*Given problem*. Write again exactly the lines in the listing below, starting at the line with "Emit a Python" and ending at the line with "phase_edges = [188, 320, 443, 574, 703]", both included. Pictures are not copied.
--- Start of Given records ---
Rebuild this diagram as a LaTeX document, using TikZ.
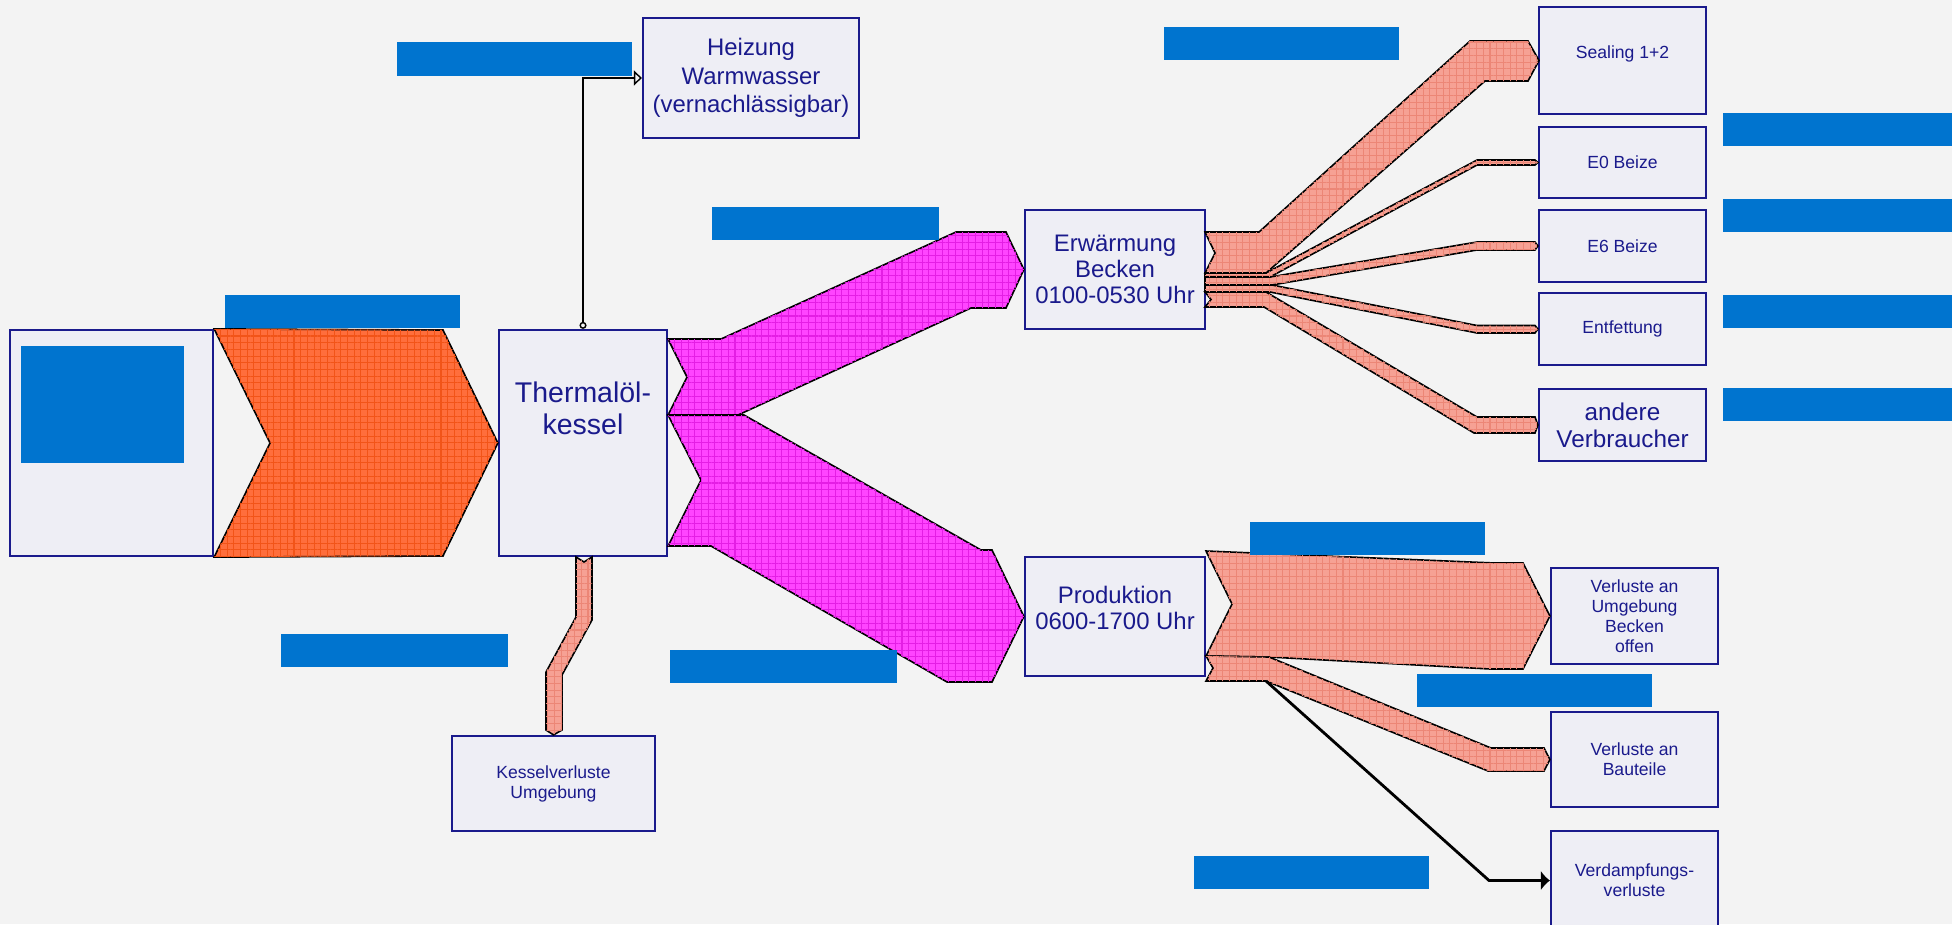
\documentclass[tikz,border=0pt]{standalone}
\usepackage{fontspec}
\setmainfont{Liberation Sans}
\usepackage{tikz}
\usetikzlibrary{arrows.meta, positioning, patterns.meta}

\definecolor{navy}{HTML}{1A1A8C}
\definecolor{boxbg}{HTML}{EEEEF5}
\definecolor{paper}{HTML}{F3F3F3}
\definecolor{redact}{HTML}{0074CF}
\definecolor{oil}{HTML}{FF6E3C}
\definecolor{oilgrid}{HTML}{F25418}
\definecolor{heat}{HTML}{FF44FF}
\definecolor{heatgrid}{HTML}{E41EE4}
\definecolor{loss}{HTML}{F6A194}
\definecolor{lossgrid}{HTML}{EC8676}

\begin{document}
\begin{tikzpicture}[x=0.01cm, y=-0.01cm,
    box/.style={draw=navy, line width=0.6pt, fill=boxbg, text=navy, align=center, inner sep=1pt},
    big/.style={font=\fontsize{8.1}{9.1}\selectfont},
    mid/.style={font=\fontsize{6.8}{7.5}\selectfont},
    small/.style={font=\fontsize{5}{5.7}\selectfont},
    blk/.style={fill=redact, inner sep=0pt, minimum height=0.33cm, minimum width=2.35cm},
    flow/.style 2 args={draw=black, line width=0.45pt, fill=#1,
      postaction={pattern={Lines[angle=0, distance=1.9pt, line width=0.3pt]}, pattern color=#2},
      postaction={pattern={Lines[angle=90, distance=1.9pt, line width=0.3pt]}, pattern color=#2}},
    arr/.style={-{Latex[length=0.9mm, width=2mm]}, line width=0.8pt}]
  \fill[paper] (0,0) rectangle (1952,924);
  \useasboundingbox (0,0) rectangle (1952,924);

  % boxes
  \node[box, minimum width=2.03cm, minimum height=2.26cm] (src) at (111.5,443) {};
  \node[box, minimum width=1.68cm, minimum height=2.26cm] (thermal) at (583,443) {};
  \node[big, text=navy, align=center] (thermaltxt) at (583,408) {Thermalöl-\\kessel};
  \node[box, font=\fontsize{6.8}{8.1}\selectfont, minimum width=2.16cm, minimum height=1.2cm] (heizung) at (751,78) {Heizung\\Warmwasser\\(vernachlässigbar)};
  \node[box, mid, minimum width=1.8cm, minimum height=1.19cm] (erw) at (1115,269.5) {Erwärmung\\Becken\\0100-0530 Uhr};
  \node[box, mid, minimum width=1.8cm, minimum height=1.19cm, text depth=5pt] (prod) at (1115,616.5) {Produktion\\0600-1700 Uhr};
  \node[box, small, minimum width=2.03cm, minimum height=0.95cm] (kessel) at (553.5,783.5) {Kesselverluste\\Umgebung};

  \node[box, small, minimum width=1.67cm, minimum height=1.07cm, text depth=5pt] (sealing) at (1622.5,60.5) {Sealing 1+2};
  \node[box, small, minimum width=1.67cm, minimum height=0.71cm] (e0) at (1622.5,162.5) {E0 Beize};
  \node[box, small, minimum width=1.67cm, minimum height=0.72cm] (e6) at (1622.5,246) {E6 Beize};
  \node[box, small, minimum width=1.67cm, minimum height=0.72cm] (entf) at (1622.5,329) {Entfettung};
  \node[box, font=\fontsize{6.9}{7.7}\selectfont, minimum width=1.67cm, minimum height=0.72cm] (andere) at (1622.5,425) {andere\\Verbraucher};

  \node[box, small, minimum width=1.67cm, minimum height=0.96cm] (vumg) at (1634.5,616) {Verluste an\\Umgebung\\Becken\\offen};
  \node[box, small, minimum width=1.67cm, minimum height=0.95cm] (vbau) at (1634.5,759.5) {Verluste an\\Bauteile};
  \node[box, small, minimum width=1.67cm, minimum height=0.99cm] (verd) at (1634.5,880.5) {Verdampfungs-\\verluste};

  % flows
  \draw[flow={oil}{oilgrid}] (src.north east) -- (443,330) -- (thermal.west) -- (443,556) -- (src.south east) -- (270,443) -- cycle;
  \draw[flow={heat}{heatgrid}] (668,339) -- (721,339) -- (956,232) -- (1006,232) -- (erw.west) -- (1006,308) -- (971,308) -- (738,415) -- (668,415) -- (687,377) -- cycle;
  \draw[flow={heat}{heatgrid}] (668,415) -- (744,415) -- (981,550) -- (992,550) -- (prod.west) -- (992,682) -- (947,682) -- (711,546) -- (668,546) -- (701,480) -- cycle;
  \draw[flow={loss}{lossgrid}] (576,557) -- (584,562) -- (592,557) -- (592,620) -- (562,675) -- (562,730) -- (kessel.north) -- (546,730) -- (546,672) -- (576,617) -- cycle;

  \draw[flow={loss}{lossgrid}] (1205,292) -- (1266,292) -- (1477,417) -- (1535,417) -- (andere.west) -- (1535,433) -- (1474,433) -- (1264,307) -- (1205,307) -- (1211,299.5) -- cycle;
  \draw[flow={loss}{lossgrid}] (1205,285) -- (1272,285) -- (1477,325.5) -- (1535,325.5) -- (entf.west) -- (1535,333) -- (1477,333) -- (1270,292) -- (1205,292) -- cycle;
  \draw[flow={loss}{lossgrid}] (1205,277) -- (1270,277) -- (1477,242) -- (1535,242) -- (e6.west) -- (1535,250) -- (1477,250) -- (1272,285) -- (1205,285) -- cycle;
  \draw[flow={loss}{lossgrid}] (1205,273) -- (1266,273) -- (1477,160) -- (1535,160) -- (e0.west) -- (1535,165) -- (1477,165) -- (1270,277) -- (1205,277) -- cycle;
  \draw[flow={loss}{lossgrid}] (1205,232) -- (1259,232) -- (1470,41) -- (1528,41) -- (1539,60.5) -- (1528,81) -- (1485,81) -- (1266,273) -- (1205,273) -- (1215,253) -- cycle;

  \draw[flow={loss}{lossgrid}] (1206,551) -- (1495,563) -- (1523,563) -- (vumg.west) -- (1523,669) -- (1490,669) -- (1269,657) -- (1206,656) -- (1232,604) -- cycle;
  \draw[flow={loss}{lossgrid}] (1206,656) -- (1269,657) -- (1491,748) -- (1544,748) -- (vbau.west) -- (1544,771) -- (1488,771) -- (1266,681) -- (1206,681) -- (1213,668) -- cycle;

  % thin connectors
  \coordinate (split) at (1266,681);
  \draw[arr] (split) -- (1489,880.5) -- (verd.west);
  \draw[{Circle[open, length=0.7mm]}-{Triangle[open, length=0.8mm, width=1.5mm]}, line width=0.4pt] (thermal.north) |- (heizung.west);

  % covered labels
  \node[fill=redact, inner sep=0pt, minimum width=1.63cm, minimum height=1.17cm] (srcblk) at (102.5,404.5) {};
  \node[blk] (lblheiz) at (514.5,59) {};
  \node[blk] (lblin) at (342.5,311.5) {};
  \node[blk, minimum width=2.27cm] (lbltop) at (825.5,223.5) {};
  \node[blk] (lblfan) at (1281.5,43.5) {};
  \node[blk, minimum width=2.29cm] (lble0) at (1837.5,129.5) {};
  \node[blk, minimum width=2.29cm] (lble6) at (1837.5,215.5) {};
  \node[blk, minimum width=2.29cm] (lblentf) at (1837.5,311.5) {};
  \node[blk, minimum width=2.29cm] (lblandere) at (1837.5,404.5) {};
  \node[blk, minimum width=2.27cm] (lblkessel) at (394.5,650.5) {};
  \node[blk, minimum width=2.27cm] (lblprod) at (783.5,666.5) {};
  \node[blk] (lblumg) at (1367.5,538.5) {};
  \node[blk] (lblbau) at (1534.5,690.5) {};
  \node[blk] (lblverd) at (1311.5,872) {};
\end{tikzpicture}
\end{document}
--- End of Given records ---
--- Start of Given records ---
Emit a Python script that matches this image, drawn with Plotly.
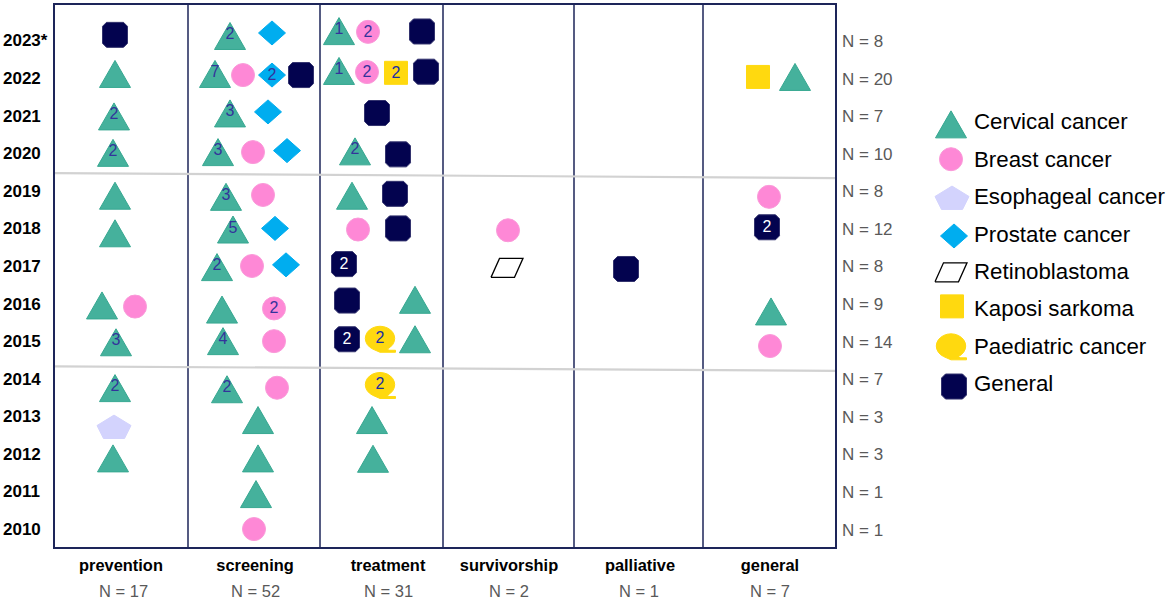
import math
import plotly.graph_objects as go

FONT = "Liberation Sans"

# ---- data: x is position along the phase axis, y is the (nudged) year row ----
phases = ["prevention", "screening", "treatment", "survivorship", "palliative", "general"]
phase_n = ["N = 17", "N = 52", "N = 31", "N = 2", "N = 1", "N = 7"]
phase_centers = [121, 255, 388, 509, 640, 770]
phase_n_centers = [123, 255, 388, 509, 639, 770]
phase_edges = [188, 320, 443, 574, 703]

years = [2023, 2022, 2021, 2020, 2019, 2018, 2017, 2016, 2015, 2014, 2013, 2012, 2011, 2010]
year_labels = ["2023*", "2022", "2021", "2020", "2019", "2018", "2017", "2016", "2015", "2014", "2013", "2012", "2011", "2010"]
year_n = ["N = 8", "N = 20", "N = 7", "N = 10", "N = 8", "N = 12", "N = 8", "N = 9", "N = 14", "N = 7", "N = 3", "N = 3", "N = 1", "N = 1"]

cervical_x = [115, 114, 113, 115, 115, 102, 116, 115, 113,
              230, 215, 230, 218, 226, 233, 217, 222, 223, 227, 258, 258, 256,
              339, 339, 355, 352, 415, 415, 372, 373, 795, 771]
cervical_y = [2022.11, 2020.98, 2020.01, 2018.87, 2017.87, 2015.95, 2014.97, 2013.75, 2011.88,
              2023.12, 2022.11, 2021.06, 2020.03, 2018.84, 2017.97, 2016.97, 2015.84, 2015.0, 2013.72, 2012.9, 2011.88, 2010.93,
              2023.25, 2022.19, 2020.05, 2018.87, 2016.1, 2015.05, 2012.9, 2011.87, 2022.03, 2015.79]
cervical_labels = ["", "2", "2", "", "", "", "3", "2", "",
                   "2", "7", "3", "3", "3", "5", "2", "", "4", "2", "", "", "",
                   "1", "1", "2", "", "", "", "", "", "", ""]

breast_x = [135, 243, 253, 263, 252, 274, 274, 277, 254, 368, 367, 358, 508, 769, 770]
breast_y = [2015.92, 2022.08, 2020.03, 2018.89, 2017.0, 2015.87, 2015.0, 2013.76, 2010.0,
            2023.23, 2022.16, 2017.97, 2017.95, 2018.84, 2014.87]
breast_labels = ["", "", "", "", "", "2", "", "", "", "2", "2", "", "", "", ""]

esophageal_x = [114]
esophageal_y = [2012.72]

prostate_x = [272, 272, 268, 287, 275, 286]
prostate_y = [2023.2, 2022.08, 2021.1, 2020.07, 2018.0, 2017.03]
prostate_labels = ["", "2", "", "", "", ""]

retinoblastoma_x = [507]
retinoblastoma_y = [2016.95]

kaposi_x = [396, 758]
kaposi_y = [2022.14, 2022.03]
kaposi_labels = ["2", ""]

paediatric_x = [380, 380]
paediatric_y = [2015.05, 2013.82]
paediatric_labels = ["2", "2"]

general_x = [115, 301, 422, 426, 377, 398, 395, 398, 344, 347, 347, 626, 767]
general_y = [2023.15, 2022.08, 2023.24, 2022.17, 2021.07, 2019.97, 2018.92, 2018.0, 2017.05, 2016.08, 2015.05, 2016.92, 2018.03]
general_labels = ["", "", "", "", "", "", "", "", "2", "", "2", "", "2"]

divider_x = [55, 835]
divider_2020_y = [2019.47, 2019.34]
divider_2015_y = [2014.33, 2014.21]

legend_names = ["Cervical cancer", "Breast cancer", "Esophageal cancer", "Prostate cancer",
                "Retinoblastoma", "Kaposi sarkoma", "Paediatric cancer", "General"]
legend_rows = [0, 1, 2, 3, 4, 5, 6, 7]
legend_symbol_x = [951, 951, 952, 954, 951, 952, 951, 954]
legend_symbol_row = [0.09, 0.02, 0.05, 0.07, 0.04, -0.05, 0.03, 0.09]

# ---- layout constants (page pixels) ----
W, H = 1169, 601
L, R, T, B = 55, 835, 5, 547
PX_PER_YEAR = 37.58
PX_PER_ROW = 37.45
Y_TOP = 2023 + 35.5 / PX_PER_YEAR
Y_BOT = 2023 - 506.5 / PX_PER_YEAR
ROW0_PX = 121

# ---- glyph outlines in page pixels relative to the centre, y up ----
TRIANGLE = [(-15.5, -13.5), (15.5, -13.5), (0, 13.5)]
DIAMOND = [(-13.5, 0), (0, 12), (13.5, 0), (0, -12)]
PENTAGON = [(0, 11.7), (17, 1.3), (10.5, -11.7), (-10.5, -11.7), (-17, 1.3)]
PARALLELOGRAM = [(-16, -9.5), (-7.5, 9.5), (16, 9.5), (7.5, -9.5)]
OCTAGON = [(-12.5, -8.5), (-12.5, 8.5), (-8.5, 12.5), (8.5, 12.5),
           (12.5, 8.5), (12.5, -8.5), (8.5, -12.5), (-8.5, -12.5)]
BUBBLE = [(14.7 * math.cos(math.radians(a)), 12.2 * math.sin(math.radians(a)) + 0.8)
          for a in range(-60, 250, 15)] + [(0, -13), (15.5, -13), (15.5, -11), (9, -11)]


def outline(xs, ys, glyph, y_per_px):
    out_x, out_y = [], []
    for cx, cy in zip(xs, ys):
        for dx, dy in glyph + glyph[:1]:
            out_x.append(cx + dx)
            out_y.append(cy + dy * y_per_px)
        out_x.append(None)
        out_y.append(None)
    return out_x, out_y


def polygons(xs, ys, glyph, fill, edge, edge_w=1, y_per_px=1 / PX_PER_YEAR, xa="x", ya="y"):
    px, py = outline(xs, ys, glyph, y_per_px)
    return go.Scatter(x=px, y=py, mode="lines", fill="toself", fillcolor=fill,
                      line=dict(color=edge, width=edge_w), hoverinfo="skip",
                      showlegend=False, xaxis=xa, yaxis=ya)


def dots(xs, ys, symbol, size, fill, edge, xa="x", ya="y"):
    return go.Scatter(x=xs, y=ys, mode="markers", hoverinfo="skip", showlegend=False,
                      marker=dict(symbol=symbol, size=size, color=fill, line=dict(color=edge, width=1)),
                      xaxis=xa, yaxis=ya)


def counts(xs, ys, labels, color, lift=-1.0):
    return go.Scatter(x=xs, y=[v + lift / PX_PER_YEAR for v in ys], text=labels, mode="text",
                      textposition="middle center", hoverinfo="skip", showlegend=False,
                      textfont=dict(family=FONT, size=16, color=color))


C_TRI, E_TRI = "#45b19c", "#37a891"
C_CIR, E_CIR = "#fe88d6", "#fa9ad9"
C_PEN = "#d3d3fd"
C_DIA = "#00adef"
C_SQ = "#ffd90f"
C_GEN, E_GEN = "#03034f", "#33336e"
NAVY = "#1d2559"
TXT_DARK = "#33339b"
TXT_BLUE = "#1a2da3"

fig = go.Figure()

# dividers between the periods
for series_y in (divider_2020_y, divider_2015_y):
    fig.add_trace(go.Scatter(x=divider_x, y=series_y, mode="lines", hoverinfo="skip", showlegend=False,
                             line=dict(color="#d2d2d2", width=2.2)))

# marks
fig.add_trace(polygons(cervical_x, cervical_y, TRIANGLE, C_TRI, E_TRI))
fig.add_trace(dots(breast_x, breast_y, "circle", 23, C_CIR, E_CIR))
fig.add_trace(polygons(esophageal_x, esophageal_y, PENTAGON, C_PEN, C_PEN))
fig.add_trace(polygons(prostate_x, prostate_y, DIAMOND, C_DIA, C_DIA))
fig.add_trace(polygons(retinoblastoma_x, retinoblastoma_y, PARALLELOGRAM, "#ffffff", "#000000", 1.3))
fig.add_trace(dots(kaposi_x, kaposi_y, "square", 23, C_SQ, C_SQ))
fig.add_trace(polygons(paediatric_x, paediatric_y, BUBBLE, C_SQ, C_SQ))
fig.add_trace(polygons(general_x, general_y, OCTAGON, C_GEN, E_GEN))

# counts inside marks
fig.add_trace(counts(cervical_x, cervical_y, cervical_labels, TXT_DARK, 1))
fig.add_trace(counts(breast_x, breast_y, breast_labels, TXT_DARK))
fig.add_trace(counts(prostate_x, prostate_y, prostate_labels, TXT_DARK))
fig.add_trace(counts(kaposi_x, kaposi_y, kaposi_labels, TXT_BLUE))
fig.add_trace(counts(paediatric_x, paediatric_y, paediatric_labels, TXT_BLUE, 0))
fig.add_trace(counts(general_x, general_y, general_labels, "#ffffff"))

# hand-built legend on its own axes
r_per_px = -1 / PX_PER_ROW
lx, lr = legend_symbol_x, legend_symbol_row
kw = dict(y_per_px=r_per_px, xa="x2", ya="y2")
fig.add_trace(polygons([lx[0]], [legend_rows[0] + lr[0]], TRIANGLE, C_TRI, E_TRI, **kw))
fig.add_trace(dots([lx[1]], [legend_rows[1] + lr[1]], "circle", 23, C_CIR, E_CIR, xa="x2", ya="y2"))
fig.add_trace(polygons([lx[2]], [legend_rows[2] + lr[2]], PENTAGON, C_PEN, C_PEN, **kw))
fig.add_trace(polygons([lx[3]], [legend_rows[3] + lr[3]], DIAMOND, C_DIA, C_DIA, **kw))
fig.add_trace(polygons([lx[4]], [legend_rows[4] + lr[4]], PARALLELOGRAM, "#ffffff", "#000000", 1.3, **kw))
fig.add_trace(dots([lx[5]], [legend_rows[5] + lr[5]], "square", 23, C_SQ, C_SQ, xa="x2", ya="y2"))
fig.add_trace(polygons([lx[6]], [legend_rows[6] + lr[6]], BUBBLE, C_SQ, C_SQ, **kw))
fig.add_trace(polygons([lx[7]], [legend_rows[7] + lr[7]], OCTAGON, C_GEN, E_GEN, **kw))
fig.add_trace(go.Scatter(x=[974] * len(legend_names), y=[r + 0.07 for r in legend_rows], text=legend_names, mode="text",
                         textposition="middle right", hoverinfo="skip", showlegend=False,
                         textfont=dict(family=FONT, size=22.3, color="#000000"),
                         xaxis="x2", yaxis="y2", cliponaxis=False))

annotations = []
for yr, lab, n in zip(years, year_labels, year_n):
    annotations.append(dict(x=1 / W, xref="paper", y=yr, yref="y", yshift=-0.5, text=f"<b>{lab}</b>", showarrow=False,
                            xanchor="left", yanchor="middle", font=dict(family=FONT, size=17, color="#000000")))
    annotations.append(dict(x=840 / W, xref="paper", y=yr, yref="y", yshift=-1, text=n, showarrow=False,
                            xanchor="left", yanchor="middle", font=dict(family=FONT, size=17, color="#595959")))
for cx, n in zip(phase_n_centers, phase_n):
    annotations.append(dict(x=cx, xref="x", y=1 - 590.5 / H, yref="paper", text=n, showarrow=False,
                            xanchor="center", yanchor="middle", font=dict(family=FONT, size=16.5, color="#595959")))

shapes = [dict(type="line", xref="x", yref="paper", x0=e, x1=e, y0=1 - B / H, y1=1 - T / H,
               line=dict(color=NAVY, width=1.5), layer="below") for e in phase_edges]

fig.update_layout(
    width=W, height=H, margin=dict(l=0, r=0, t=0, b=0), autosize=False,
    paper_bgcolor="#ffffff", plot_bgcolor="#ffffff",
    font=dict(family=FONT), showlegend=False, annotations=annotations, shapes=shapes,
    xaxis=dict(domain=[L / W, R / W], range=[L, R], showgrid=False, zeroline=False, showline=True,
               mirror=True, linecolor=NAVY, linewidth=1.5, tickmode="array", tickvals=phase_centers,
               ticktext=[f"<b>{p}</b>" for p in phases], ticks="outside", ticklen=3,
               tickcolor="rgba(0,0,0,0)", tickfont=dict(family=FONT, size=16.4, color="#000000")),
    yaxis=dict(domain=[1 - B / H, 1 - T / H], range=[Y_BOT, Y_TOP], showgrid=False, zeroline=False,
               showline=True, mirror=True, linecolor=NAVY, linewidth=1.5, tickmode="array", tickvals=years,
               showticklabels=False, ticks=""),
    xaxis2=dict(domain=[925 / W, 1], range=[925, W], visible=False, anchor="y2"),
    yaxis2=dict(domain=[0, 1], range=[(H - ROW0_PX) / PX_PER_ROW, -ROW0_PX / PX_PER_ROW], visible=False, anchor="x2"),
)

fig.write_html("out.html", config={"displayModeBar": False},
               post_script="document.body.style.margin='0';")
--- End of Given records ---
*Solved problem*.
Emit a Python script that matches this image, drawn with Plotly.
import math
import plotly.graph_objects as go

FONT = "Liberation Sans"

# ---- data: x is position along the phase axis, y is the (nudged) year row ----
phases = ["prevention", "screening", "treatment", "survivorship", "palliative", "general"]
phase_n = ["N = 17", "N = 52", "N = 31", "N = 2", "N = 1", "N = 7"]
phase_centers = [121, 255, 388, 509, 640, 770]
phase_n_centers = [123, 255, 388, 509, 639, 770]
phase_edges = [188, 320, 443, 574, 703]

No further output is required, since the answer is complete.